Tous les gens du bourg s'étant rassemblés autour du feu de joie, M. le curé leur dit:

«Voyez-vous, mes amis, je brûle les livres et les images de ce brave garçon, qui me laisse faire, parce
que je lui ai dit que c'était offenser Dieu que de vendre des choses pareilles; et pourtant c'est là tout son
avoir.»

                              M. le curé va quêter avec le colporteur.

Deux jours après, le petit marchand, étant assez fort pour sortir, pria Jeanne de le mener à la messe.
Quand elle fut finie, M. le curé lui demanda s'il pourrait venir avec lui quêter dans le village; le
marchand lui dit qu'il croyait bien en avoir la force; il retourna déjeuner au Grand-Bail, et à midi M. le
curé vint l'y prendre.

«Monsieur le curé, c'est moi qui veux étrenner votre bourse, dit maître Tixier.

--Ce n'est pas juste, s'écria le colporteur, ce serait bien plutôt à moi de vous donner de l'argent.

--Apprends, jeune homme, que nous n'avons jamais fait payer les gens qui mangent à notre table, et
qu'il y a chez nous du pain pour tous ceux qui en demandent. Voilà ma pièce de deux francs.»

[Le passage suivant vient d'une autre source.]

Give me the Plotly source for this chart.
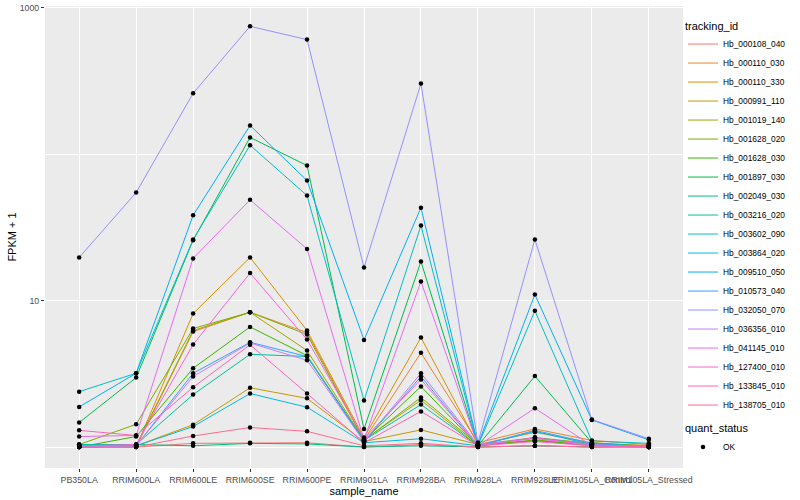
import plotly.graph_objects as go

samples = ["PB350LA", "RRIM600LA", "RRIM600LE", "RRIM600SE", "RRIM600PE", "RRIM901LA",
           "RRIM928BA", "RRIM928LA", "RRIM928LE", "RRIM105LA_Control", "RRIM105LA_Stressed"]

tracking_ids = ["Hb_000108_040", "Hb_000110_030", "Hb_000110_330", "Hb_000991_110", "Hb_001019_140",
                "Hb_001628_020", "Hb_001628_030", "Hb_001897_030", "Hb_002049_030", "Hb_003216_020",
                "Hb_003602_090", "Hb_003864_020", "Hb_009510_050", "Hb_010573_040", "Hb_032050_070",
                "Hb_036356_010", "Hb_041145_010", "Hb_127400_010", "Hb_133845_010", "Hb_138705_010"]

colors = ["#F8766D", "#EA8331", "#D89000", "#C09B00", "#A3A500", "#7CAE00", "#39B600", "#00BB4E",
          "#00BF7D", "#00C1A3", "#00BFC4", "#00BAE0", "#00B0F6", "#35A2FF", "#9590FF", "#C77CFF",
          "#E76BF3", "#FA62DB", "#FF62BC", "#FF6C91"]

# FPKM values per gene across samples (plotted as FPKM + 1)
fpkm_000108_040 = [0, 0, 0.06, 0.07, 0.07, 0, 0.04, 0, 0.02, 0, 0.02]
fpkm_000110_030 = [0, 0, 5.14, 7.32, 5.05, 0.12, 3.40, 0.07, 0.33, 0.11, 0.04]
fpkm_000110_330 = [0, 0, 7.15, 18.7, 5.24, 0.16, 4.59, 0.04, 0.26, 0.07, 0.02]
fpkm_000991_110 = [0, 0.02, 0.42, 1.54, 1.15, 0.09, 0.31, 0.04, 0.16, 0.06, 0.02]
fpkm_001019_140 = [0.02, 0.02, 5.24, 7.32, 3.56, 0.12, 1.09, 0.02, 0.12, 0.04, 0]
fpkm_001628_020 = [0.04, 0.43, 5.44, 7.32, 4.86, 0.11, 1.18, 0.04, 0.10, 0.04, 0]
fpkm_001628_030 = [0, 0.18, 2.45, 5.61, 3.21, 0.11, 1.59, 0.02, 0.11, 0.02, 0]
fpkm_001897_030 = [0.47, 1.98, 24.8, 129, 82.5, 0.33, 17.5, 0.02, 2.05, 0.07, 0]
fpkm_002049_030 = [0.04, 0.04, 0.02, 0.06, 0.05, 0, 0.02, 0, 0.02, 0, 0]
fpkm_003216_020 = [0.04, 0.04, 1.28, 3.30, 3.15, 0.11, 0.95, 0.02, 0.16, 0.04, 0.02]
fpkm_003602_090 = [1.39, 2.19, 25.1, 114, 51.1, 1.08, 31.5, 0.02, 7.51, 0.10, 0.06]
fpkm_003864_020 = [0, 0.02, 0.38, 1.32, 0.87, 0.07, 0.14, 0.02, 0.28, 0.04, 0.02]
fpkm_009510_050 = [0.88, 2.19, 37.2, 156, 64.9, 4.39, 42.1, 0.04, 10.0, 0.53, 0.12]
fpkm_010573_040 = [0, 0.02, 2.19, 4.19, 3.15, 0.09, 2.03, 0.02, 0.30, 0.06, 0]
fpkm_032050_070 = [18.7, 53.6, 259, 744, 604, 15.8, 302, 0.07, 25.1, 0.54, 0.14]
fpkm_036356_010 = [0, 0.02, 2.03, 4.13, 2.91, 0.09, 2.19, 0.04, 0.14, 0.04, 0]
fpkm_041145_010 = [0.18, 0.20, 18.4, 47.7, 21.5, 0.12, 12.5, 0.02, 0.84, 0.02, 0]
fpkm_127400_010 = [0.02, 0.04, 4.01, 14.4, 4.42, 0.14, 1.89, 0.02, 0.16, 0.02, 0]
fpkm_133845_010 = [0.30, 0.20, 1.56, 3.99, 1.32, 0.07, 0.75, 0.02, 0.09, 0.02, 0.02]
fpkm_138705_010 = [0, 0, 0.19, 0.36, 0.28, 0.02, 0.06, 0, 0.02, 0, 0]

series = [fpkm_000108_040, fpkm_000110_030, fpkm_000110_330, fpkm_000991_110, fpkm_001019_140,
          fpkm_001628_020, fpkm_001628_030, fpkm_001897_030, fpkm_002049_030, fpkm_003216_020,
          fpkm_003602_090, fpkm_003864_020, fpkm_009510_050, fpkm_010573_040, fpkm_032050_070,
          fpkm_036356_010, fpkm_041145_010, fpkm_127400_010, fpkm_133845_010, fpkm_138705_010]

quant_status = "OK"

FONT = "Liberation Sans, Arial, sans-serif"

fig = go.Figure()
for name, col, vals in zip(tracking_ids, colors, series):
    fig.add_trace(go.Scatter(
        x=samples, y=[v + 1 for v in vals], mode="lines", name=name,
        line=dict(color=col, width=1), legend="legend"))

all_x, all_y = [], []
for vals in series:
    all_x += samples
    all_y += [v + 1 for v in vals]
fig.add_trace(go.Scatter(
    x=all_x, y=all_y, mode="markers", name=quant_status,
    marker=dict(color="black", size=4.5), legend="legend2"))

fig.update_layout(
    width=800, height=500,
    margin=dict(l=45, r=117, t=6, b=32),
    paper_bgcolor="white", plot_bgcolor="#EBEBEB",
    font=dict(family=FONT, size=9, color="#4D4D4D"),
    showlegend=True,
    legend=dict(
        title=dict(text="tracking_id", font=dict(size=11, color="black")),
        x=1.0, xanchor="left", y=0.98, yanchor="top",
        font=dict(size=8.4, color="black"), bgcolor="rgba(0,0,0,0)",
        itemwidth=30, tracegroupgap=0),
    legend2=dict(
        title=dict(text="quant_status", font=dict(size=11, color="black")),
        x=1.0, xanchor="left", y=0.108, yanchor="top",
        font=dict(size=8.4, color="black"), bgcolor="rgba(0,0,0,0)",
        itemwidth=30),
)

fig.update_xaxes(
    type="category", categoryorder="array", categoryarray=samples,
    range=[-0.6, len(samples) - 0.4],
    showgrid=True, gridcolor="white", gridwidth=1.1,
    ticks="outside", ticklen=3, tickcolor="#333333", tickwidth=1,
    tickangle=0,
    tickfont=dict(size=8.8, color="#4D4D4D"),
    showline=False, zeroline=False,
    title=dict(text="sample_name", font=dict(size=11, color="black"), standoff=1),
    automargin=False)

fig.update_yaxes(
    type="log", range=[-0.143, 3.011],
    tickvals=[10, 1000], ticktext=["10", "1000"],
    showgrid=True, gridcolor="white", gridwidth=1.1,
    minor=dict(tickvals=[1, 100], showgrid=True, gridcolor="white", gridwidth=0.55, ticks=""),
    ticks="outside", ticklen=3, tickcolor="#333333", tickwidth=1,
    tickfont=dict(size=8.8, color="#4D4D4D"),
    showline=False, zeroline=False,
    title=dict(text="FPKM + 1", font=dict(size=11, color="black"), standoff=0),
    automargin=False)

fig.write_html("out.html", config={"displayModeBar": False},
               post_script="document.body.style.margin='0';")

Les trois filles de Tixier donnèrent chacune une pièce de cinquante centimes, et Jeanne, ainsi que
grand Louis, une d'un franc.

«Mon Dieu! que vous êtes donc tous généreux!» dit le colporteur.

M. le curé emmena le jeune marchand dans le bourg. En entrant dans chaque maison, il disait:

«Voilà un garçon dont j'ai brûlé toute la marchandise; il y en avait pour cinquante francs, et je ne suis
pas assez riche pour les lui rendre; je ne puis lui en donner que dix. Aidez-moi, mes braves gens, à
finir la somme; quelque peu que vous me donniez, je vous en saurai bon gré. Le mérite de l'aumône ne
se mesure pas à son importance, mais au bon coeur qui la fait.»

Et chacun donnait selon son pouvoir. M. le curé remerciait ceux qui donnaient peu comme ceux qui
donnaient beaucoup, car il savait bien que chacun avait fait tout ce qu'il pouvait. Ils finirent leur
tournée par la maison de Mme Dumont. Cette dame avait su par Jeanne l'accident arrivé au colporteur,
et lui avait envoyé du bouillon et du vin vieux pendant sa maladie. Chacun dans la maison lui donna
cinq francs, et, comme ils étaient cinq, cela fit vingt-cinq francs.

                               Le colporteur compte ce qu'il a reçu.

A leur retour au Grand-Bail, M. le curé vida la bourse sur un coffre, et dit au jeune homme de compter
ce qu'on leur avait donné; il trouva, tant en sous qu'en petites pièces, trente-deux francs soixante-
quinze centimes, ce qui, avec les vingt-cinq francs de Mme Dumont, faisait cinquante-sept francs
soixante-quinze centimes.

«Vous voilà riche, mon enfant, dit joyeusement le curé en mettant ses dix francs sur le tas d'argent; je
vous l'avais bien dit, que mes paroissiens ne me laisseraient pas dans l'embarras!